Y	Hacker News new \| ask \| show \| jobs

by java_beyb 912 days ago

well, deepgram might be the fastest among cloud-dependent APIs, like Speechmatics and Assembly AI mentioned above. -but- it cannot be faster than local or smaller models as you mentioned.

Among local solutions, Whisper SDK doesn't support streaming, I haven't seen any good workarounds or successfully implemented it. VOSK, DeepSpeech, Kaldi, et al were good once upon a time... Picovoice seems to be doing well.

I was planning to work on this: https://picovoice.ai/blog/chatgpt-ai-virtual-assistant-in-py... using Eleven Labs and Cheetah. Hope I can crave some time

1 comments

jkachmar 912 days ago

unless i'm misunderstanding `whisper.cpp` seems to support streaming & the repository includes a native example[0] and a WASM example[1] with a demo site[2].

[0]: https://github.com/ggerganov/whisper.cpp/tree/master/example...

[1]: https://github.com/ggerganov/whisper.cpp/blob/master/example...

[2]: https://whisper.ggerganov.com/stream/

java_beyb 911 days ago

have you tried it? i mean for fun, it wouldn't hurt for sure and ggerganov is doing amazing stuff. kudos to him.

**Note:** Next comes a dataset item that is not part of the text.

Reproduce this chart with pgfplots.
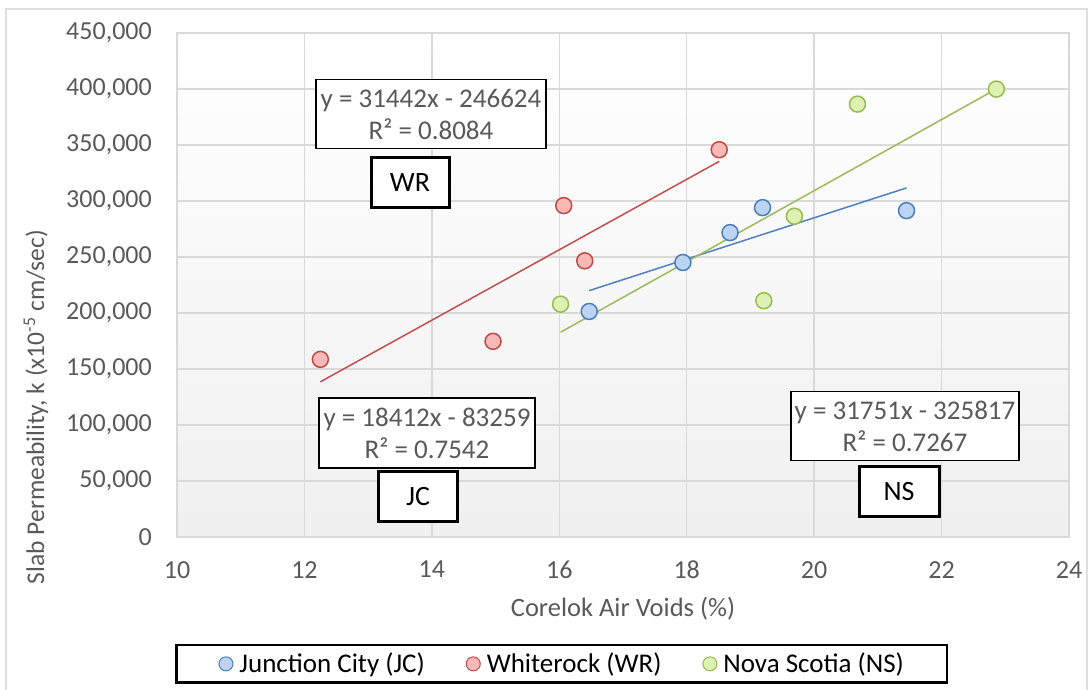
\documentclass[border=0pt]{standalone}
\usepackage{pgfplots}
\pgfplotsset{compat=1.18}
\usepackage{fontspec}
\setmainfont{Carlito}
\definecolor{txt}{HTML}{595959}
\definecolor{gridc}{HTML}{D9D9D9}
\definecolor{jcline}{HTML}{4F81BD}
\definecolor{jcfill}{HTML}{BCD3F2}
\definecolor{jcedge}{HTML}{4A7EBB}
\definecolor{wrline}{HTML}{C0504D}
\definecolor{wrfill}{HTML}{F7B8B6}
\definecolor{wredge}{HTML}{BE4B48}
\definecolor{nsline}{HTML}{9BBB59}
\definecolor{nsfill}{HTML}{DDF2B2}
\definecolor{nsedge}{HTML}{98B954}
\begin{document}
\begin{tikzpicture}[x=1pt,y=1pt]
\useasboundingbox (0,0) rectangle (1090,690);
\draw[gray!25, line width=1.5pt] (6,-2) -- (6,681) -- (1087,681) -- (1087,-2);
\begin{axis}[
  at={(177pt,153pt)}, anchor=south west,
  scale only axis, width=892pt, height=504pt,
  xmin=10, xmax=24, ymin=0, ymax=450000,
  xtick={10,12,...,24}, ytick={0,50000,...,450000},
  scaled y ticks=false,
  /pgf/number format/.cd, fixed, 1000 sep={,}, assume math mode=true, /pgfplots/.cd,
  grid=major, major grid style={gridc, line width=1.5pt},
  axis line style={gridc, line width=1.5pt},
  tick style={draw=none},
  axis background/.style={shade, top color=white, bottom color=black!6},
  ticklabel style={font=\fontsize{26}{30}\selectfont, text=txt},
  yticklabel style={anchor=east, inner sep=0pt, xshift=-25pt},
  xticklabel style={anchor=north, inner sep=0pt, yshift=-24pt},
  xlabel={Corelok Air Voids (\%)},
  ylabel={Slab Permeability, k (x10\textsuperscript{-5} cm/sec)},
  every axis x label/.style={at={(axis description cs:0.5,-0.143)}, anchor=center, font=\fontsize{26.5}{30}\selectfont, text=txt},
  every axis y label/.style={at={(axis description cs:-0.158,0.258)}, rotate=90, anchor=center, font=\fontsize{25.5}{30}\selectfont, text=txt},
  legend columns=3,
  legend style={at={(axis description cs:-0.002,-0.2123)}, anchor=north west,
    draw=black, line width=2.5pt, fill=white, font=\fontsize{27}{31}\selectfont,
    text=black, inner xsep=42pt, inner ysep=7pt,
    nodes={inner sep=1pt},
    /tikz/every odd column/.append style={column sep=5pt},
    /tikz/every even column/.append style={column sep=40pt}},
  clip=false,
]
% trend lines
\addplot[forget plot, jcline, line width=1.5pt] coordinates {(16.47,219987) (21.45,311678)};
\addplot[forget plot, wrline, line width=1.5pt] coordinates {(12.25,138540) (18.51,335367)};
\addplot[forget plot, nsline, line width=1.5pt] coordinates {(16.02,182834) (22.86,400011)};
% data
\addplot[only marks, mark=*, mark size=8pt, mark options={draw=jcedge, fill=jcfill, line width=1.5pt},
  legend image code/.code={\draw[draw=jcedge, fill=jcfill, line width=1pt] (0pt,0pt) circle (7pt);}]
  coordinates {(16.47,201400) (17.94,245100) (18.68,271800) (19.19,294100) (21.45,291400)};
\addlegendentry{Junction City (JC)}
\addplot[only marks, mark=*, mark size=8pt, mark options={draw=wredge, fill=wrfill, line width=1.5pt},
  legend image code/.code={\draw[draw=wredge, fill=wrfill, line width=1pt] (0pt,0pt) circle (7pt);}]
  coordinates {(12.25,158600) (14.96,174700) (16.07,295900) (16.40,246600) (18.51,345800)};
\addlegendentry{Whiterock (WR)}
\addplot[only marks, mark=*, mark size=8pt, mark options={draw=nsedge, fill=nsfill, line width=1.5pt},
  legend image code/.code={\draw[draw=nsedge, fill=nsfill, line width=1pt] (0pt,0pt) circle (7pt);}]
  coordinates {(16.02,207900) (19.21,211000) (19.69,286400) (20.68,386500) (22.86,399900)};
\addlegendentry{Nova Scotia (NS)}
\end{axis}
% annotation boxes
\tikzset{eqbox/.style={draw=black, line width=1.3pt, fill=white, text=txt, align=center,
  font=\fontsize{27}{32}\selectfont, inner sep=0pt},
  lbbox/.style={draw=black, line width=3pt, fill=white, text=black,
  font=\fontsize{28}{32}\selectfont, inner sep=0pt}}
\node[eqbox, minimum width=230pt, minimum height=69pt] at (431,576) {y = 31442x - 246624\\R² = 0.8084};
\node[lbbox, minimum width=78pt, minimum height=50pt] at (410,507) {WR};
\node[eqbox, minimum width=216pt, minimum height=70pt] at (427,257) {y = 18412x - 83259\\R² = 0.7542};
\node[lbbox, minimum width=79pt, minimum height=50pt] at (418,193) {JC};
\node[eqbox, minimum width=228pt, minimum height=69pt] at (905,264) {y = 31751x - 325817\\R² = 0.7267};
\node[lbbox, minimum width=80pt, minimum height=50pt] at (899,198) {NS};
\end{tikzpicture}
\end{document}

but whisper is designed to process audio files in 30-second batches if I'm not mistaken. it's been a while since whisper released, lol. These workarounds make the window smaller but it doesn't change the fact that they're workarounds. you can adjust, modify, or manipulate the model. You can't write or train it from scratch. check out the issues referring to the real-time transcription in the repo.

can you use it? yes would it perform better than Deepgram? -although it's an API and probably not the best API- I am not sure. would i use it in my money-generating application? absolutely not.